Tenable Research analyzed telemetry data for over three months from 2,100 organizations in more than 60 different countries using data science to identify distinct security maturity styles and strategic insights which can help organizations manage, measure and ultimately reduce cyber risk. The objective was to analyze and ultimately help to improve how defenders are responding.

Tenable found that there are four distinct strategies of vulnerability assessment:

  • The Minimalist executes bare minimum vulnerability assessments as required by compliance mandates. 33 percent of organizations fall into this category, running limited assessments on only selected assets. That represents a lot of enterprises which are exposed to risk and still have some work to do, with critical decisions to make on which KPIs to improve first.
  • The Surveyor conducts frequent broad-scope vulnerability assessments, but with little authentication and customization of scan templates. 19 percent of organizations follow the Surveying style, placing them at a low to medium maturity.
  • The Investigator executes vulnerability assessments with a high maturity, but only assesses selective assets. 43 percent follow the Investigative style, indicating a solid strategy based on a good scan cadence, targeted scan templates, broad asset authentication and prioritization. Considering the challenges involved in managing vulnerabilities, securing buy-in from management, cooperating with disparate business units such as IT operations, maintaining staff and skills, and the complexities of scale, this is a great achievement and provides a solid foundation upon which to mature further.
  • The Diligent represents the highest level of maturity, achieving near-continuous visibility into where an asset is secure or exposed and to what extent through high assessment frequency. Only 5 percent of organizations fall into this category, displaying comprehensive asset coverage, targeted, customized assessments and tailoring scans as required by use case.
  • Across all levels of maturity, organizations benefit from avoiding a scattershot approach to vulnerability assessment and instead making strategic decisions and employing more mature tactics such as frequent, authenticated scans to improve the efficacy of vulnerability assessment programs.

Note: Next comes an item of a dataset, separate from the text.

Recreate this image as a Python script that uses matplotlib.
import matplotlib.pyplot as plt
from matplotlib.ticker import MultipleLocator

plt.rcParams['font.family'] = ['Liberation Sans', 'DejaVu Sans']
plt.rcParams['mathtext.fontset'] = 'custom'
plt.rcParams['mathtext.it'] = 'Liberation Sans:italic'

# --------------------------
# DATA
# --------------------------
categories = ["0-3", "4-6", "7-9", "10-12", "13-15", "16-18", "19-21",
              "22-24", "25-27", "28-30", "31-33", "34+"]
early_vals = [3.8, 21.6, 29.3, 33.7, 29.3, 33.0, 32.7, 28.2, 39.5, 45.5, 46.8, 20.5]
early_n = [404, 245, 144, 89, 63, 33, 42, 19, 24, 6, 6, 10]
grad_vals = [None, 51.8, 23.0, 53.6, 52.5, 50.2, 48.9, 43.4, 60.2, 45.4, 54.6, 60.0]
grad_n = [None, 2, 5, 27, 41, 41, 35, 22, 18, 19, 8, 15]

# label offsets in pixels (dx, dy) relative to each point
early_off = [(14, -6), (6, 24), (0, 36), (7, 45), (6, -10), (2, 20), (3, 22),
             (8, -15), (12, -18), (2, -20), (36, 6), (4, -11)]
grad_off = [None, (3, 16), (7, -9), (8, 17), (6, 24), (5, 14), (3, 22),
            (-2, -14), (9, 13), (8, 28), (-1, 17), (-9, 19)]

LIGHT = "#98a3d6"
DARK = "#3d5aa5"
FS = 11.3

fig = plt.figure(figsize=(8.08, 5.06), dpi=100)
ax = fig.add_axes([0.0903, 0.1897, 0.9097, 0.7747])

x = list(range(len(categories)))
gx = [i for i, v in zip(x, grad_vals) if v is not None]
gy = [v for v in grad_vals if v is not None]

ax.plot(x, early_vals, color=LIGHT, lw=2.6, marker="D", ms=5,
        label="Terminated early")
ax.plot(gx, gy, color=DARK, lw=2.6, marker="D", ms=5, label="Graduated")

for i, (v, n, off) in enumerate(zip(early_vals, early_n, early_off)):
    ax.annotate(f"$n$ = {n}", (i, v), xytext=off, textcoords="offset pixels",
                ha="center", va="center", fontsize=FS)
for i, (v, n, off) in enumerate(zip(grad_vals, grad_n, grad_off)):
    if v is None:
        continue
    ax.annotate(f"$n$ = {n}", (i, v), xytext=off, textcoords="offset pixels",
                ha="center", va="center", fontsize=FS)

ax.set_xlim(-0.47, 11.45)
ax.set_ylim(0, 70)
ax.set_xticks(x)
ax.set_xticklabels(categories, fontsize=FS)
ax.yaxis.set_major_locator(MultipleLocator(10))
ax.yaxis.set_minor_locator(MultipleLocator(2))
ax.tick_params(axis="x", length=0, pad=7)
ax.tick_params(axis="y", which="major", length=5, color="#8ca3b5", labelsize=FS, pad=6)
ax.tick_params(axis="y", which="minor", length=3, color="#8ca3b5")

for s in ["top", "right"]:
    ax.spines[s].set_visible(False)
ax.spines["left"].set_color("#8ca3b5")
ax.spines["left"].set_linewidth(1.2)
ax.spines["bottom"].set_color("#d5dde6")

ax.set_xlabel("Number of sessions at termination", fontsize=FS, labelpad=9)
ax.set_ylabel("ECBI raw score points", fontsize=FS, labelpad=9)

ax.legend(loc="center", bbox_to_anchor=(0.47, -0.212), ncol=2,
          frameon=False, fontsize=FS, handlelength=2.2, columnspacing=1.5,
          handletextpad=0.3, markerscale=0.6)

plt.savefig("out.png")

“There is nothing wrong with being at a low maturity. What is wrong is choosing to remain there,” noted Oliver Rochford, research director at Tenable.

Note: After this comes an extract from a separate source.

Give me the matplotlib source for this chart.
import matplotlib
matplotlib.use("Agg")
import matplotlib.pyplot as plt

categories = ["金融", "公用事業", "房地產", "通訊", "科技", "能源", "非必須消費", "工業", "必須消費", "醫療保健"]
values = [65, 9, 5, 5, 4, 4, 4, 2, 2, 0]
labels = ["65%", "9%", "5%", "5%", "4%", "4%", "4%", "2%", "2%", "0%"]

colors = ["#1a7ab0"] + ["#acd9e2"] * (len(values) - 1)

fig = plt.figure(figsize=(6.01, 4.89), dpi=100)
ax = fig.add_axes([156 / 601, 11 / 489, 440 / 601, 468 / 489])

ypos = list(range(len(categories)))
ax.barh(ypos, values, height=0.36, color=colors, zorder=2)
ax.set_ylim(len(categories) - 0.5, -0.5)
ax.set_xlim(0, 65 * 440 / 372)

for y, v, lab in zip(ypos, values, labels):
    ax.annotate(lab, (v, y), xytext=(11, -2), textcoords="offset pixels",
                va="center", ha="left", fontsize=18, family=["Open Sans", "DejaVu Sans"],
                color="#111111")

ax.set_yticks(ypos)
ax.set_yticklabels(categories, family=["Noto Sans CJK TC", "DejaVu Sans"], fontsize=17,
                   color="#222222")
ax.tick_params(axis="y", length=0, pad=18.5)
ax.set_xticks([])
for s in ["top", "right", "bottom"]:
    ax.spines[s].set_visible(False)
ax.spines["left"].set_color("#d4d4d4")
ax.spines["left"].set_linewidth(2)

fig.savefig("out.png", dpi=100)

“If you’re a later adopter, it means you have more work to do to catch up. It also means you can learn from the mistakes and experiences of early adopters. Rather than having your organization serve as a testing bed for untried, novel and immature solutions, you’ll benefit from the availability of tried-and-tested offerings. There’s also an existing pool of expertise you can tap into, rather than trying to develop your strategies from scratch. Skipping the experimentation phase, you are poised to jump right into optimization and innovation.

“And, if you identify with the most mature vulnerability assessment strategies highlighted here, it doesn’t mean you can take a lengthy sabbatical. Even the most sophisticated defenders know their work is never done.”